Carolina Otero, que pasó a la historia de las grandes cortesanas con el apelativo de la Bella Otero, nació en Valga, España, el 4 de noviembre de 1868. Domiciliada en Francia, se convirtió en la reina de París a los 35 años. Era la mujer más fascinante de la Belle Époque. Carlos Lleras Restrepo, en el escrutinio que sobre ella hace en el libro De ciertas damas, recuerda que todos afirmaban que era imposible ser más bella. José Martí, deslumbrado con tanta hermosura y tanto encanto, manifiesta: Ya llega la bailarina: / soberbia y pálida llega; / ¿cómo dicen que es gallega? / Pues dicen mal: es divina.
Afincada en la cima de la celebridad, todos querían llegar hasta la Bella Otero, cortejarla y amarla, como si fuera fácil distinguirse en medio del desfile de amantes que la conquistaban con joyas, riquezas y títulos nobiliarios. Era una de las figuras más cotizadas en los altos círculos parisinos, y de allí se derivaba el incontable capital que llegó a tener. Insaciable en el anhelo de poseer, disfrutaba de sus amantes con el apetito obsceno que la consumía.

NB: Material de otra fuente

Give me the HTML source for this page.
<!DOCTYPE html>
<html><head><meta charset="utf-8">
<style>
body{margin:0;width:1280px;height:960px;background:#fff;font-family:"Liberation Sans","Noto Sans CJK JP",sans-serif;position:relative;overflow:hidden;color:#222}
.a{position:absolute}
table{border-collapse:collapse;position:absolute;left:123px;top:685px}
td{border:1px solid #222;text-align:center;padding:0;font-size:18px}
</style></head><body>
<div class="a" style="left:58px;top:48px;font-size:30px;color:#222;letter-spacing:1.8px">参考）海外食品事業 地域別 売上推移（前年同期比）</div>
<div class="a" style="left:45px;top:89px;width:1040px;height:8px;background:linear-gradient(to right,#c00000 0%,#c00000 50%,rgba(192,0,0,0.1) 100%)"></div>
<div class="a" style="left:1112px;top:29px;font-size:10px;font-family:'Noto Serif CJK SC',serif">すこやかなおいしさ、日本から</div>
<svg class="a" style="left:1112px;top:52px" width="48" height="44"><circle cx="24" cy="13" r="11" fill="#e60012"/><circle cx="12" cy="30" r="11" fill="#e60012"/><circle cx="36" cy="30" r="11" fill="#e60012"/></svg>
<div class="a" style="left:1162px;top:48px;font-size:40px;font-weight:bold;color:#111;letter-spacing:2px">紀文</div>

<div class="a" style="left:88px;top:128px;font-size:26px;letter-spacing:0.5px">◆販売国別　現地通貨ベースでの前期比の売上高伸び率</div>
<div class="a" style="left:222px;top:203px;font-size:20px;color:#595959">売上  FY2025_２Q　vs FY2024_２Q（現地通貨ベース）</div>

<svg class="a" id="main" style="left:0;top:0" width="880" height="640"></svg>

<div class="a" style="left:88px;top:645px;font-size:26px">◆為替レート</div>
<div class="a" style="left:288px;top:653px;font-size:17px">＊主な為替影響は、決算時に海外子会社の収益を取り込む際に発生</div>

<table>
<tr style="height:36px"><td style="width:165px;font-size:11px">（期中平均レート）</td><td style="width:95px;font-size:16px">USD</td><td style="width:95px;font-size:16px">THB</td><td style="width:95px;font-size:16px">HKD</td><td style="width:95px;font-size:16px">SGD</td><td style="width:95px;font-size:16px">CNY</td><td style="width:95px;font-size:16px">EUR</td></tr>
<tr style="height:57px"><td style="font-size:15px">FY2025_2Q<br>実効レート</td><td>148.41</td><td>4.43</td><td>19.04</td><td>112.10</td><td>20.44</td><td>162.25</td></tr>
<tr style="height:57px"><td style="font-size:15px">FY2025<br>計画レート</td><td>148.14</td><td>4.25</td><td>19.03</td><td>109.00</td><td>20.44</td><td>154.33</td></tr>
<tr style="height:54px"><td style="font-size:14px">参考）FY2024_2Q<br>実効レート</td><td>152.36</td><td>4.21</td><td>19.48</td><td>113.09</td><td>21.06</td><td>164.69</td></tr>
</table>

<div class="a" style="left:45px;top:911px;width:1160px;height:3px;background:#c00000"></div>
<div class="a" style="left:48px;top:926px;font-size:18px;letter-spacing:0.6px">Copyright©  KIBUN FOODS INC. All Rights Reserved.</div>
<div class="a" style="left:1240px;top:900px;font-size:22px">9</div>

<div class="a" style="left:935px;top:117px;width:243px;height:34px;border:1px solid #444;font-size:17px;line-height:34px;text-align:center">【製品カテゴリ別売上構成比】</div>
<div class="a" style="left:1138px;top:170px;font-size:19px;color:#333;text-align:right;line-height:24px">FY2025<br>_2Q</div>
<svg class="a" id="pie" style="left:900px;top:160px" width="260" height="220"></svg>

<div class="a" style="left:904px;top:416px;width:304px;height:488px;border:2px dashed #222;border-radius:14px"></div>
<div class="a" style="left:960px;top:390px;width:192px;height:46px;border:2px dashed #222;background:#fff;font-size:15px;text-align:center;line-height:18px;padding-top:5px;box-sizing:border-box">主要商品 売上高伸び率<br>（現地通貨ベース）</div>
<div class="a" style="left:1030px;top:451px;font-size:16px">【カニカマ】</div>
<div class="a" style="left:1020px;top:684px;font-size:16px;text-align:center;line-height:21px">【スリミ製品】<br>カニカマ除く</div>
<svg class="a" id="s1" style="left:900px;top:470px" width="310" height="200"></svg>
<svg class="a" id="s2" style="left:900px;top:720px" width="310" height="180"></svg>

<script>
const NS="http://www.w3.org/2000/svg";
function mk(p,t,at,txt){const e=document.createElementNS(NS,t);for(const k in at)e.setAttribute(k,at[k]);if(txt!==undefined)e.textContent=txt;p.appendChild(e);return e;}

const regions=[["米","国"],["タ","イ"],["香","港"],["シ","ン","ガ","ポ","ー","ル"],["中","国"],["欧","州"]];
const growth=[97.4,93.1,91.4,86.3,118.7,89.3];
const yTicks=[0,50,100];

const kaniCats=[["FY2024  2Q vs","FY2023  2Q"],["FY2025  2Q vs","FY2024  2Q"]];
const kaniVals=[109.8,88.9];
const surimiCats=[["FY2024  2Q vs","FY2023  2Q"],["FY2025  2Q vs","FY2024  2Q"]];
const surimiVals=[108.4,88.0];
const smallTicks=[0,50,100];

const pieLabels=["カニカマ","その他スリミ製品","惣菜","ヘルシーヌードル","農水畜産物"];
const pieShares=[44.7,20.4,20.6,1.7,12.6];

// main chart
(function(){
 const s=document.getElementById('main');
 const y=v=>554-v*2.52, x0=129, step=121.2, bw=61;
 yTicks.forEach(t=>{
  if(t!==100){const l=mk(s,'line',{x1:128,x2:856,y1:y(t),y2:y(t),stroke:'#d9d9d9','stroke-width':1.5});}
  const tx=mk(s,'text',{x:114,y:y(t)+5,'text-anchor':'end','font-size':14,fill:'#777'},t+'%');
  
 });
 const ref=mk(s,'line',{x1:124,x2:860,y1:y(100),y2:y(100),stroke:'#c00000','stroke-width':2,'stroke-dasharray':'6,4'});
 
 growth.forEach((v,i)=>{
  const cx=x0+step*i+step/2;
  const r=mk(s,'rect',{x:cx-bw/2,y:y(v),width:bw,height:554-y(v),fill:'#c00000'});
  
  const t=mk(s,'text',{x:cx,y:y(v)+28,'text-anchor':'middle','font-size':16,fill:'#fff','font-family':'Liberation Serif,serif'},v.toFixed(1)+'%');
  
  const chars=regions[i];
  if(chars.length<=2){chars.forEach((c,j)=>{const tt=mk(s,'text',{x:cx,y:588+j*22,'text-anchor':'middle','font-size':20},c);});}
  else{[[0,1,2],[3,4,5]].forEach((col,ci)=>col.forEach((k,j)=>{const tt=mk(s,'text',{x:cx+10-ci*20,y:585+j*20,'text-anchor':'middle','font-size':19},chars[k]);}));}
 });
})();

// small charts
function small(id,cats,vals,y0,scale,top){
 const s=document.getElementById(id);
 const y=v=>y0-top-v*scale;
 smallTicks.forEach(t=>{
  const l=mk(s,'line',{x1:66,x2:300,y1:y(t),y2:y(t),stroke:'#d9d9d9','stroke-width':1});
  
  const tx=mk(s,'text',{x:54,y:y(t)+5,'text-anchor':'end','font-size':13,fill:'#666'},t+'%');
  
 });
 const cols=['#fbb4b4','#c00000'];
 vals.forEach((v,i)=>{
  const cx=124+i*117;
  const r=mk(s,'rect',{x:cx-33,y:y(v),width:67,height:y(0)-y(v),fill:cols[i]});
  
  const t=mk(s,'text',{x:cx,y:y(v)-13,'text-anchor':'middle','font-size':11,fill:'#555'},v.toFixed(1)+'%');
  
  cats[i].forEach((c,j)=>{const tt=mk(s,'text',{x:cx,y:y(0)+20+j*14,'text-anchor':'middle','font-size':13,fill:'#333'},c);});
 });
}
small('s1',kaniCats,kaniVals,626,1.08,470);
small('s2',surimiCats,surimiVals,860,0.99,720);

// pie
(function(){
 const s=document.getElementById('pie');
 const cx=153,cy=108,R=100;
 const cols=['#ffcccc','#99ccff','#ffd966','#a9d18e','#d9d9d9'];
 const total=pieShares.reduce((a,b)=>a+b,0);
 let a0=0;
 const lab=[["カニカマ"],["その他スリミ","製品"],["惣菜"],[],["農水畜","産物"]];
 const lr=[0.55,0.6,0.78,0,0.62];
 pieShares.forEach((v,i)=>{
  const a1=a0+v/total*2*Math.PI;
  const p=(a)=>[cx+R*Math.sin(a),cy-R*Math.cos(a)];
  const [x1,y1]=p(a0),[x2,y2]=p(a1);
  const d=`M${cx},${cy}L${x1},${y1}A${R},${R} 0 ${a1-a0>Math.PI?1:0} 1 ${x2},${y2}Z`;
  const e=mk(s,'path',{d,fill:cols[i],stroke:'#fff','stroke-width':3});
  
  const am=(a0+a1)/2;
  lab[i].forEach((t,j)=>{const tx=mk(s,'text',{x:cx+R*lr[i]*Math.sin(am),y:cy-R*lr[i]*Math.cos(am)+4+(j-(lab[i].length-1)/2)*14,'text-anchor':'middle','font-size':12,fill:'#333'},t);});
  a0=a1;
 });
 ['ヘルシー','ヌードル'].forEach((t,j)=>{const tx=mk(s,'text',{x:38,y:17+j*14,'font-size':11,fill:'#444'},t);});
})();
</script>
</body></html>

Como hija de madre soltera, conoció la pobreza extrema. Fue violada a los 10 años. Ejecutó oficios humildes, como el de bailarina de cafetines, atmósfera en que ejerció la prostitución. Un día se cruzó por su vida un banquero que, admirador de su arte para el baile, la condujo a Marsella, donde inició sus giras como bailarina erótica y consiguió fama internacional. De ahí en adelante se haría amante de hombres poderosos. El olor del dinero la llevó a los casinos de Montecarlo y Niza, escenarios absorbentes en los que dilapidó gruesas sumas de dinero.
En Niza compró una suntuosa casa de 15 cuartos, que bautizó –en su honor– como Villa Carolina, y más tarde se vio precisada a venderla cuando sus finanzas se vinieron al suelo. Y conoció la infelicidad. Ya en esas alturas de su fulgurante existencia, un día se encontró atrapada por su edad decadente. Sus hechizos se habían ajado y sus amantes se habían apartado de su camino, como suele ser la amarga verdad de la gloria efímera. El olvido la agobiaba. Era una flor seca que rodaba por las calles de Niza, donde miraba con grima su mundo arruinado: había perdido todo su capital y se hallaba sola.
Frente a semejante realidad, y rumiando la fama y los halagos del pasado lisonjero, una noche intentó suicidarse. Sin embargo, detuvo el arma y se desgonzó sobre su adversidad. Extinguida la llama amorosa, fue invadida por la melancolía. El cuerpo fulgurante de otra época estaba desfigurado por la decrepitud. Evocando su época de fasto, volvieron a su mente los días acariciantes en los que el mundo se rendía a sus pies. Se vio en la distancia del tiempo como la diosa de la Belle Époque, idea torturante que pretendió desvanecer con un alucinógeno.
Quiso prepararse un poco de café, pero fue incapaz de manejar el hornillo. Una camarera del hotel Nouvel, que descubrió el humo que salía de la habitación, penetró en el recinto y la encontró sin vida. Murió de 96 años, el 10 de abril de 1965. Solo asistieron al funeral varios crupieres y el gerente del casino de Montecarlo, que no la habían olvidado.